# Extracted material
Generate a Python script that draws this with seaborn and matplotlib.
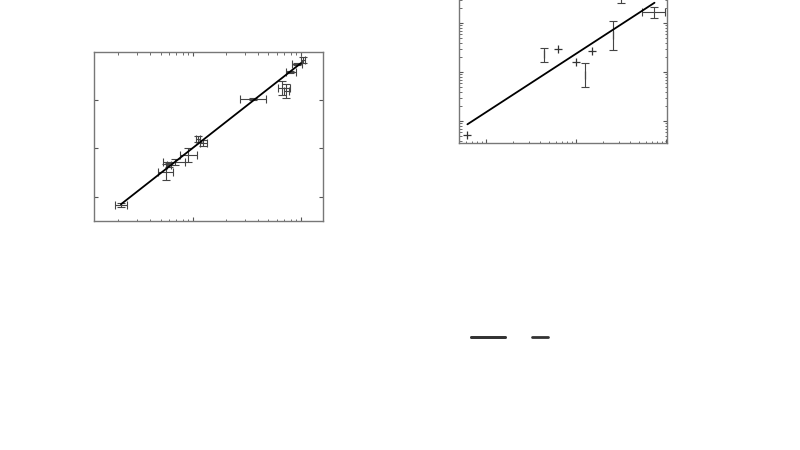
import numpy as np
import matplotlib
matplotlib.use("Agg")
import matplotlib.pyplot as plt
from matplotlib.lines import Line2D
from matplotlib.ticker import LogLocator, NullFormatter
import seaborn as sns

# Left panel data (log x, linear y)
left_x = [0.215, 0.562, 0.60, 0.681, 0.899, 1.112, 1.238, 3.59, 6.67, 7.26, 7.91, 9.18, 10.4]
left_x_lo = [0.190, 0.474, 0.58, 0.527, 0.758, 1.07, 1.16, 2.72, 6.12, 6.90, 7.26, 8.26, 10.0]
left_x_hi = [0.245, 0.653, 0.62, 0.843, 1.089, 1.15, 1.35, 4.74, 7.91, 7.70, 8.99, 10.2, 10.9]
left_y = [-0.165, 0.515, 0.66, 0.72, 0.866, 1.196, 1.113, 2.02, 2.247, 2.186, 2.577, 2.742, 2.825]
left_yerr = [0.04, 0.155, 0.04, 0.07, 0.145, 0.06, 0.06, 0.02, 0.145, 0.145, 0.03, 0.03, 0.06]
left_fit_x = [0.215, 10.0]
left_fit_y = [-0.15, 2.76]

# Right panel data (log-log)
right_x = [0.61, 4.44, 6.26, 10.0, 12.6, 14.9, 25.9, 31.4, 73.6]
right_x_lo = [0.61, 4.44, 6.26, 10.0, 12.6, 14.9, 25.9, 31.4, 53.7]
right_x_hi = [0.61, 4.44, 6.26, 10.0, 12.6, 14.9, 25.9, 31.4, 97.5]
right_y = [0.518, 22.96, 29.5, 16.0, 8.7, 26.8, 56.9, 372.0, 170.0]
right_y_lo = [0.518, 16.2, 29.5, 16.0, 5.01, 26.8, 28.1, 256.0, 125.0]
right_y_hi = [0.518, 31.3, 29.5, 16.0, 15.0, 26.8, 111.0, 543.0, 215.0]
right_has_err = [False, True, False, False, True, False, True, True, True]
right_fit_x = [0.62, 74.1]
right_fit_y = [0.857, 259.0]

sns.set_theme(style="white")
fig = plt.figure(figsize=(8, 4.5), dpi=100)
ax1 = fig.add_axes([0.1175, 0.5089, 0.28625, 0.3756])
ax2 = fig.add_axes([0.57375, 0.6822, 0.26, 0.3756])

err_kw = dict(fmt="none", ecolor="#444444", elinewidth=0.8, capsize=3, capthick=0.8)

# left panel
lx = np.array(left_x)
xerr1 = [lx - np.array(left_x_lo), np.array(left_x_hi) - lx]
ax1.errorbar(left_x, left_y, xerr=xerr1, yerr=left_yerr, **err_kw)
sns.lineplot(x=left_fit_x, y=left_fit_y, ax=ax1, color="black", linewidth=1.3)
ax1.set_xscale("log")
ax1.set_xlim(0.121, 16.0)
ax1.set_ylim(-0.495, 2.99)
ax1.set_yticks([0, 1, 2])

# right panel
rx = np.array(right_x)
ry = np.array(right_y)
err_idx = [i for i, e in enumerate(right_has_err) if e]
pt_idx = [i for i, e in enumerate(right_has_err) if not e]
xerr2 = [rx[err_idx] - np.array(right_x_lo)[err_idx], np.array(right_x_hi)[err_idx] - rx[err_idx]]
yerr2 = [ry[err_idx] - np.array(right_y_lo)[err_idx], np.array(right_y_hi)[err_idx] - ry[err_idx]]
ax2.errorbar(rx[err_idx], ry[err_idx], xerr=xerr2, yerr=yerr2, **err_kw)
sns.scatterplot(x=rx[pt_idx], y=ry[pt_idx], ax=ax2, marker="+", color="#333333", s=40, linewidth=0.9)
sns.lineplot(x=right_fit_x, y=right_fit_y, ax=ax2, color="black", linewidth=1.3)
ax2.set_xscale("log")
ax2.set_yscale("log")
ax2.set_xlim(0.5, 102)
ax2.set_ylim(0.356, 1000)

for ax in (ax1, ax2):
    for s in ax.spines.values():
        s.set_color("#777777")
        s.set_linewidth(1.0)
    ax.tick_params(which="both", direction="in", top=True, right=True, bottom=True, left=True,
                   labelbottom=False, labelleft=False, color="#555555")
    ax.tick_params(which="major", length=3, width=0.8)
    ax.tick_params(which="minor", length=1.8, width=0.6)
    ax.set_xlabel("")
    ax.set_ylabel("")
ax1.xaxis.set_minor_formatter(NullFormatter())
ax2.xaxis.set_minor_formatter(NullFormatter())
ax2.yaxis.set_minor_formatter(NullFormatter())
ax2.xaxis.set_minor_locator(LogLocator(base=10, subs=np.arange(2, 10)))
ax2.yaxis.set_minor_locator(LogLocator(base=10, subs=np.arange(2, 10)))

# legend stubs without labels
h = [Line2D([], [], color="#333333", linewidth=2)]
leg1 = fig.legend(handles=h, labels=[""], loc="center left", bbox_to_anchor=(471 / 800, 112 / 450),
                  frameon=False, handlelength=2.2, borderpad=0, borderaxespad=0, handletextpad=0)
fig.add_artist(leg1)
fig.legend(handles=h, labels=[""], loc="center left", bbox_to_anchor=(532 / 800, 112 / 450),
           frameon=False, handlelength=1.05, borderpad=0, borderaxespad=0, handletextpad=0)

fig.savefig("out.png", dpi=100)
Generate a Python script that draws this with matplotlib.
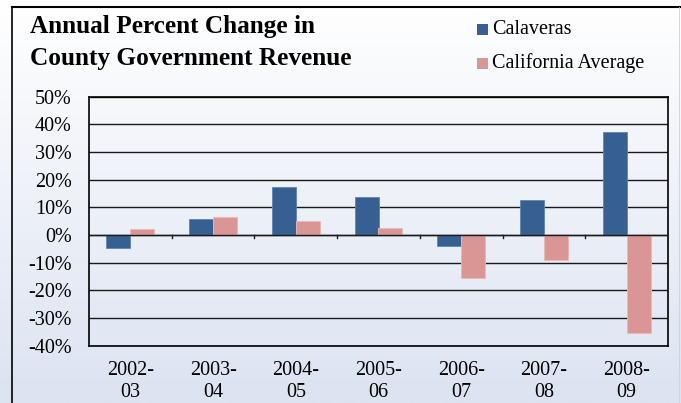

# Written request
Report every line containing the word "draws" from the listing above.

# Solved exercise
Generate a Python script that draws this with seaborn and matplotlib.
Generate a Python script that draws this with matplotlib.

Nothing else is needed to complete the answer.